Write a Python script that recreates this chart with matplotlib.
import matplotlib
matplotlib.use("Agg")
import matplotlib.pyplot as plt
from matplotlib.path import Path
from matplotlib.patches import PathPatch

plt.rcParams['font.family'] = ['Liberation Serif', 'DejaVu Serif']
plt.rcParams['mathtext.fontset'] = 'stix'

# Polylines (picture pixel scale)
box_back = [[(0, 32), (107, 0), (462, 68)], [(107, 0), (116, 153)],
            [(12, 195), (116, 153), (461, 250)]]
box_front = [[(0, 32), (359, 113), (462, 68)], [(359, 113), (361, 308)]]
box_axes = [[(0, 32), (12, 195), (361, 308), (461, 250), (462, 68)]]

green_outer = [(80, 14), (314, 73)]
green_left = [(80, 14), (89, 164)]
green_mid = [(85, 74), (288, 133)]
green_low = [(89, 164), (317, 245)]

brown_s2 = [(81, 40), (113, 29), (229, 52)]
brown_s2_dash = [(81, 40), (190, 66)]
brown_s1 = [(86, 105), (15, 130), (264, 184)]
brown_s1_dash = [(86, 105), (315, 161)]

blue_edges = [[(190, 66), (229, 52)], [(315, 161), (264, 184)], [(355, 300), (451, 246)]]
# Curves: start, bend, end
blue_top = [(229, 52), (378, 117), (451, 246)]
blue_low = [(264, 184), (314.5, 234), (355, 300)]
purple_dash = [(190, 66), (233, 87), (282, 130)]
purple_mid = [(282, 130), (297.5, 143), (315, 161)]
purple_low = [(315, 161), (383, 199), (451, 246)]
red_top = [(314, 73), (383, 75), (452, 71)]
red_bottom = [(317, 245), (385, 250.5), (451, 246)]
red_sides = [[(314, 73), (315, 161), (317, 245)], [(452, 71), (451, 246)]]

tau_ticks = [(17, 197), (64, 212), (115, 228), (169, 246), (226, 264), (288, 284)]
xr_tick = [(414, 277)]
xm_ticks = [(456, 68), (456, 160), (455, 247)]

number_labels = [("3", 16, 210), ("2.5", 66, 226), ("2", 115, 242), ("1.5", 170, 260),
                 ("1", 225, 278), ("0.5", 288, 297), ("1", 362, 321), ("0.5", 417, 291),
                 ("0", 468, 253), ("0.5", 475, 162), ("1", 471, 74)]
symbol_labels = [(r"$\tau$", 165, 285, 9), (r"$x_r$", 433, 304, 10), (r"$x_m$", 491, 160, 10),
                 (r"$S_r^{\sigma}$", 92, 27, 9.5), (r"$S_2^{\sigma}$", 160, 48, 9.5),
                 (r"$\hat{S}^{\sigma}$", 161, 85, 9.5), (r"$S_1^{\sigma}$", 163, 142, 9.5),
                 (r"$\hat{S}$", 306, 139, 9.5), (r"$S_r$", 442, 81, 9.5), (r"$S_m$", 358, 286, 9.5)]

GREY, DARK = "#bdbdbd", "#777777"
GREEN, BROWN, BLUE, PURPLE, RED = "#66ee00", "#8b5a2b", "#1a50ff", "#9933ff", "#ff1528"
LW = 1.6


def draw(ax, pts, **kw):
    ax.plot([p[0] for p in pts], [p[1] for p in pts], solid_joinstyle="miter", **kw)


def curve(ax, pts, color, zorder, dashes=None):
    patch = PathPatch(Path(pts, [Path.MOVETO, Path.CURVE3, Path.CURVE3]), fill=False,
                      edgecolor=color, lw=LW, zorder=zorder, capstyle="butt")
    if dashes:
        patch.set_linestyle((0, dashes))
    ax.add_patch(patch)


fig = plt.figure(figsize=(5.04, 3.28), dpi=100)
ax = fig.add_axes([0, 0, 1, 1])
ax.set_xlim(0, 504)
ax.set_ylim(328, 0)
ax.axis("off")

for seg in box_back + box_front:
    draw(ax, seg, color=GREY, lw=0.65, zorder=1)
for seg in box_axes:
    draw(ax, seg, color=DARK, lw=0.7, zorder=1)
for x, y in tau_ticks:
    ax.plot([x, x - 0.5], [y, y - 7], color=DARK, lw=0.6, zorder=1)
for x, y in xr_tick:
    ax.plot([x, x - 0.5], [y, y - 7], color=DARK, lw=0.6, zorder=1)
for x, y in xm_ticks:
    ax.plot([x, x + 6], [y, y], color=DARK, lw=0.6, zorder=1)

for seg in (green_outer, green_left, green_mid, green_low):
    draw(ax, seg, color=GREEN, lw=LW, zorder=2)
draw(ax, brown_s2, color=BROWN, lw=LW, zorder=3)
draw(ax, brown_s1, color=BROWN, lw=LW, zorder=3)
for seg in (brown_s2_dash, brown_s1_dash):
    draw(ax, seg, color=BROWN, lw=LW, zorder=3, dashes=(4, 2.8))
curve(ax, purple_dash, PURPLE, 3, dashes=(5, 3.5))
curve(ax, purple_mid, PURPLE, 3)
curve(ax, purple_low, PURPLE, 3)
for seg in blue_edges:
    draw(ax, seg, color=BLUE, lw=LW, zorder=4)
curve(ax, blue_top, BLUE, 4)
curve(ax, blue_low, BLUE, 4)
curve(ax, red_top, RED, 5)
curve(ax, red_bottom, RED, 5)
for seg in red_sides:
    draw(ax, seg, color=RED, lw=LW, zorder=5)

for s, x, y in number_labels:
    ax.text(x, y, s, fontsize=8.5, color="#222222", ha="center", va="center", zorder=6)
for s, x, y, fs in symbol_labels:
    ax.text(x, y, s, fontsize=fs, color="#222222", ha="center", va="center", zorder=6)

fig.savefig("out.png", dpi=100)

**YOUR OBJECTIVE:**
Please reproduce exactly the lines above, beginning with the first and ending with the line that contains "71), (451, 246)]]", and include nothing outside that range.

**ANSWER:**
Write a Python script that recreates this chart with matplotlib.
import matplotlib
matplotlib.use("Agg")
import matplotlib.pyplot as plt
from matplotlib.path import Path
from matplotlib.patches import PathPatch

plt.rcParams['font.family'] = ['Liberation Serif', 'DejaVu Serif']
plt.rcParams['mathtext.fontset'] = 'stix'

# Polylines (picture pixel scale)
box_back = [[(0, 32), (107, 0), (462, 68)], [(107, 0), (116, 153)],
            [(12, 195), (116, 153), (461, 250)]]
box_front = [[(0, 32), (359, 113), (462, 68)], [(359, 113), (361, 308)]]
box_axes = [[(0, 32), (12, 195), (361, 308), (461, 250), (462, 68)]]

green_outer = [(80, 14), (314, 73)]
green_left = [(80, 14), (89, 164)]
green_mid = [(85, 74), (288, 133)]
green_low = [(89, 164), (317, 245)]

brown_s2 = [(81, 40), (113, 29), (229, 52)]
brown_s2_dash = [(81, 40), (190, 66)]
brown_s1 = [(86, 105), (15, 130), (264, 184)]
brown_s1_dash = [(86, 105), (315, 161)]

blue_edges = [[(190, 66), (229, 52)], [(315, 161), (264, 184)], [(355, 300), (451, 246)]]
# Curves: start, bend, end
blue_top = [(229, 52), (378, 117), (451, 246)]
blue_low = [(264, 184), (314.5, 234), (355, 300)]
purple_dash = [(190, 66), (233, 87), (282, 130)]
purple_mid = [(282, 130), (297.5, 143), (315, 161)]
purple_low = [(315, 161), (383, 199), (451, 246)]
red_top = [(314, 73), (383, 75), (452, 71)]
red_bottom = [(317, 245), (385, 250.5), (451, 246)]
red_sides = [[(314, 73), (315, 161), (317, 245)], [(452, 71), (451, 246)]]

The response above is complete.